Hi Rileyman,
Happy Friday eve.
Go Cubbies!
Like jwalker writes ....
With a 28 MM from stabilizer bar, I believe, yet am not sure, the various manufacturers of these larger than stock (even R-Sport - needs check the R-Sport catalogues, find versions in PDF around the i-net!), iPd is best known, provide the stabilizer bar mount steel hardware, that secures to the chassis tubes, and the bushings to accommodate the stabilizer bar diameter. Usually, these bushes are / were urethane, with silicon grease lube. The stabilizer bar end links may also be custom.
With normal ride height springs, a 25 mm front / 25 mm stabilizer bar set-up (setup, set up, set-up; we choose the noun form) may bring the steering balance to over-steer when pushed. With lower profile tires and a mild lowered suspension, it may bring it to neutral.
The stock stabilizer bar set-ups on 240 were at first a 19 mm front / 17 mm rear on all trim packages and then evolved to usually a 21 mm front and 19 mm rear bar with exceptions. The body roll on these tepid set-ups reminded the driver handling limitations while preserving some manner of steering balance without (much) over-steer. The GT, GLT, Turbo, and some GL versions may have heavier bars and possibly springs. Springs rate (wire coil diameter) varies between coupe, sedan, and wagon.
To the essentials, we would ask what is the condition of your suspension? We'd begin with the suspension bushings. To speak in analogy, we can call these bushings the tendon and cartilage of the suspension. Do you know? Before any suspension mod, inspect and replace the defective bushings.
Bushings include strut mounts at the top of the strut assembly.
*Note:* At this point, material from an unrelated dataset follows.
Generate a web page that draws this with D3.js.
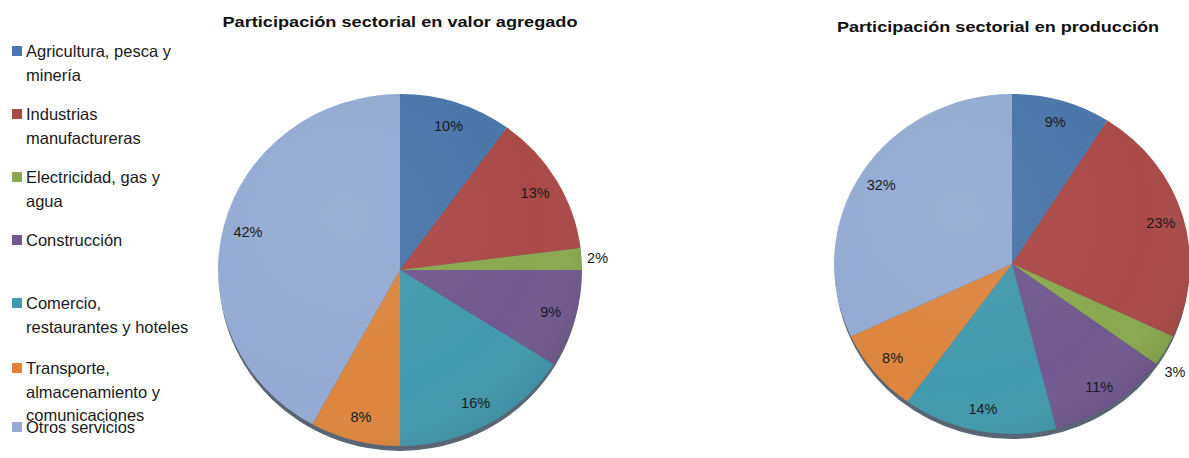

Domed? Cracks in the bushing material? Play or failure of the center bearing assembly, to which the strut cartridge piston rod secures, warrants replacement. Though Volvo OEM strut mounts PN 1272455 are utter shit. See here at this turbobricks thread:
http://www.turbobricks.com/forums/showthread.php?t=315522
The Kaplhenke 240 Offset Spherical Strut Mounts seem the only durable solution anymore. Maybe aftermarket rubber strut mounts are better, now? Replace the Meyle strut mounts ever few years?
We have ball joints at the bottom of the strut assembly? Have you checked these? How are them inner and outer steering rack tie rods?
A rear sagging suspension may suggest failed rear dampers (shocks, not dampeners!) or failing trailing arm bushings, or fatigued rear springs. Though the rear suspension bushing failure begins at the torque rod bushings (both ends) and that failure hasten trailing arm bushing failure. A great application for urethane bushings. Catch failing torque rod bushings!
How are the front struts and rear shocks? Failed and bouncy bouncy or some what recent?
If you want stiffer, the Bilstein Touring set for 240 is perhaps the greatest of values. I have these on my 1992 240 GL; the basket case that it is. Bilstein HD (heavy duty) strut cartridges won't fit in the front strut tubes of your 1992 240. Unless Bilstein sells an HD that does.
Also, on my 1992 240 GL, I have rear 1992 Volvo 240 wagon springs. Helps with the body roll a bit yet makes for a beefier feel. Also, on that 240 GL, I have a front 23 mm stabilizer bar from a Turbo 240 (I have several more) and a rear 19 mm bar that came with the 1992 240 GL. The steering is quit neutral, though, if pushed, on slimy wet asphalt pavement that pervades the slimy hell hole that is St. Louis, Misery, well, you'll slide, if your tires stick well. Body roll is minimal, yet I don't drive it like I did another 240 I had in 1988 on the Marin County Racing School race track. I dote along like a little old man when tooling the roadways.
Wheel size and width, rather limited on 240, and tire make and type, and condition, also help.
Though I did race a little bit in a few Volvo 142s with big-carbed and hot-cammed B20s and low final drive ratio out west in the last millennia. I'll remain an amateur.
A long time ago in a San Francisco Bay Area far away.
So, consider the basics. Bushes, ball joints, and tie rods. If your front and rear dampers (dampeners!) do not dampen, using a heavier stabilizer bar does not act to dampen spring compression and rebound. Dampers work well to reduce body roll. If afterward, you want to further limit suspension compliance and reduce body roll, use a heavier stabilizer bar. A heavier spring (wire diameter) like those from the rear of a 240 wagon do act like a somewhat slightly heavier stabilizer bar, yet spring travel compliance, and axle movement, are not so restricted, so you may not get wheel hop or break traction as much versus using a heavier stabilizer bar.
There may exist resources describing spring rates versus stabilizer bar set-up on factory stock and factory performance suspensions.
Questions?
Those folks that builder racer 240s may offer guidance for you.
Hope that helps.
Friday Eve MacDuff. Hanging Out Down by the Brickboard.com.